■ Material provided:
▬▬▬▬▬▬
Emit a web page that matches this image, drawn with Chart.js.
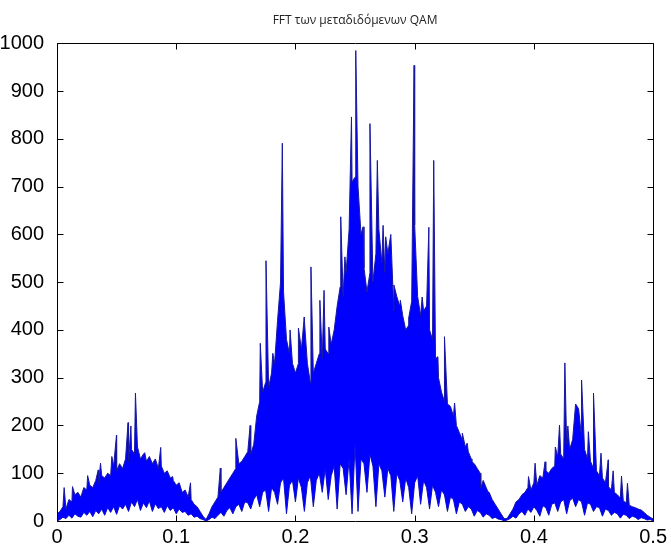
▬▬▬▬▬▬
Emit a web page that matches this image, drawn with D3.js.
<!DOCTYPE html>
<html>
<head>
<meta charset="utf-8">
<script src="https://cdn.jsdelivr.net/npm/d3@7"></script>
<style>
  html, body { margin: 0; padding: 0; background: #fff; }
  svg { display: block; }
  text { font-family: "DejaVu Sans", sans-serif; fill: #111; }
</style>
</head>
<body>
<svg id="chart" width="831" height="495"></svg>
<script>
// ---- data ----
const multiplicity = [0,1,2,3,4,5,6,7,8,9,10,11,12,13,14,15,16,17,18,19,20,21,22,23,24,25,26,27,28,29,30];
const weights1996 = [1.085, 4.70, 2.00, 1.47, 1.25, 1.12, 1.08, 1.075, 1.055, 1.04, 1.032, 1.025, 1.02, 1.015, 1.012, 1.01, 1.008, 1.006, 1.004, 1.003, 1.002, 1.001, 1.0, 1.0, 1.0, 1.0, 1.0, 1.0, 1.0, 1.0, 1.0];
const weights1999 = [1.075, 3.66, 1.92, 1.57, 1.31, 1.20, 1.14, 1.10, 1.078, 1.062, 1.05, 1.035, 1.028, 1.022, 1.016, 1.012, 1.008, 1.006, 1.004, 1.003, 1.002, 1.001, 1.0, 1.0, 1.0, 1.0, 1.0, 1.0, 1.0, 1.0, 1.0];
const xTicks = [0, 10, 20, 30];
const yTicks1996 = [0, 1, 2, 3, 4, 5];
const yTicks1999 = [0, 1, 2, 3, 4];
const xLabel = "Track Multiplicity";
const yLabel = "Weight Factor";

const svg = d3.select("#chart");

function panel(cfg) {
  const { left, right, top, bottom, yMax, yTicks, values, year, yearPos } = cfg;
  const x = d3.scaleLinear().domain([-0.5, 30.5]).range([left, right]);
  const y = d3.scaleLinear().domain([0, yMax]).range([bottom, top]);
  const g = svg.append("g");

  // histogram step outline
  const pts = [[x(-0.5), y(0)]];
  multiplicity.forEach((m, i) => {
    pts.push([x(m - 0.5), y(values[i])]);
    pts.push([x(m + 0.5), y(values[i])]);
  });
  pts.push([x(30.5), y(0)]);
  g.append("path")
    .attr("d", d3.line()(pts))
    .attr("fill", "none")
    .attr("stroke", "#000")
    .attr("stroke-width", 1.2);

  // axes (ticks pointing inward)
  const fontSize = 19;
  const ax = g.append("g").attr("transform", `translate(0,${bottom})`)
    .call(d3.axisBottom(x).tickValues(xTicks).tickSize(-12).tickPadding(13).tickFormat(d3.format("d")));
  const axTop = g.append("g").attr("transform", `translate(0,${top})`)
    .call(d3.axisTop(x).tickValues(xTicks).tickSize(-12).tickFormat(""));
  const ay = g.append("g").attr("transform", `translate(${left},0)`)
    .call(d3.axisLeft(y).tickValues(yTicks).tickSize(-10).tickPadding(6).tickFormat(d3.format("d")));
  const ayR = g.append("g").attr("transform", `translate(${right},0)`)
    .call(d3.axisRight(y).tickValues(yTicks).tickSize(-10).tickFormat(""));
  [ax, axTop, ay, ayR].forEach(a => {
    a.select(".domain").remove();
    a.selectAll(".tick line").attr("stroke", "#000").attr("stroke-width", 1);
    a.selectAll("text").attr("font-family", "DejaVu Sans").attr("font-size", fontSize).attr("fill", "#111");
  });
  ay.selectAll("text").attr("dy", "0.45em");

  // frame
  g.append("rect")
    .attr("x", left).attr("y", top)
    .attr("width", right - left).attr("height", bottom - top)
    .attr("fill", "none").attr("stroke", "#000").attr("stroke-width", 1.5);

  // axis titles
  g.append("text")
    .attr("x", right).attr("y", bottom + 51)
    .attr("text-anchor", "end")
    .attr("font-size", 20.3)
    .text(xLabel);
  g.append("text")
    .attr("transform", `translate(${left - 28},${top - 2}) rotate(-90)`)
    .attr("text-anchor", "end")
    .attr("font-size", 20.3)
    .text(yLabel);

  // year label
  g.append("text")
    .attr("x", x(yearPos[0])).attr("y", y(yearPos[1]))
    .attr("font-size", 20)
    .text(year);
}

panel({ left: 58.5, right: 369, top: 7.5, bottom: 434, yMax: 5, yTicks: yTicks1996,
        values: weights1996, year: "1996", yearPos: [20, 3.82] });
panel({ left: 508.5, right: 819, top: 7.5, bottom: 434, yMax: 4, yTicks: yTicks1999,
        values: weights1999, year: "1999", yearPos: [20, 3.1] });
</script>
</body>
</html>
▬▬▬▬▬▬
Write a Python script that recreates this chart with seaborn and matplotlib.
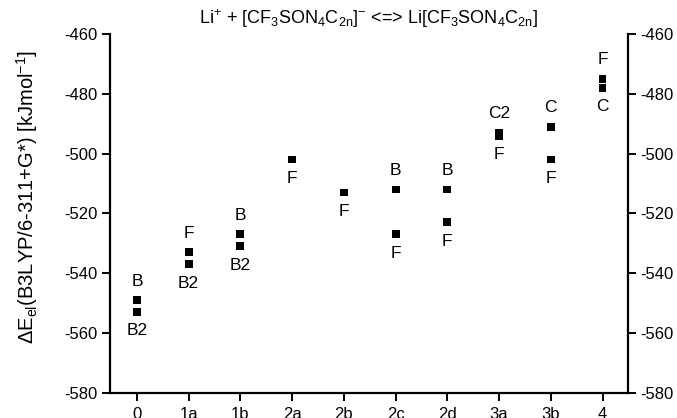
▬▬▬▬▬▬
■ Written problem: Pull every line containing the word "image" out of the material.

■ Full solution:
Emit a web page that matches this image, drawn with Chart.js.
Emit a web page that matches this image, drawn with D3.js.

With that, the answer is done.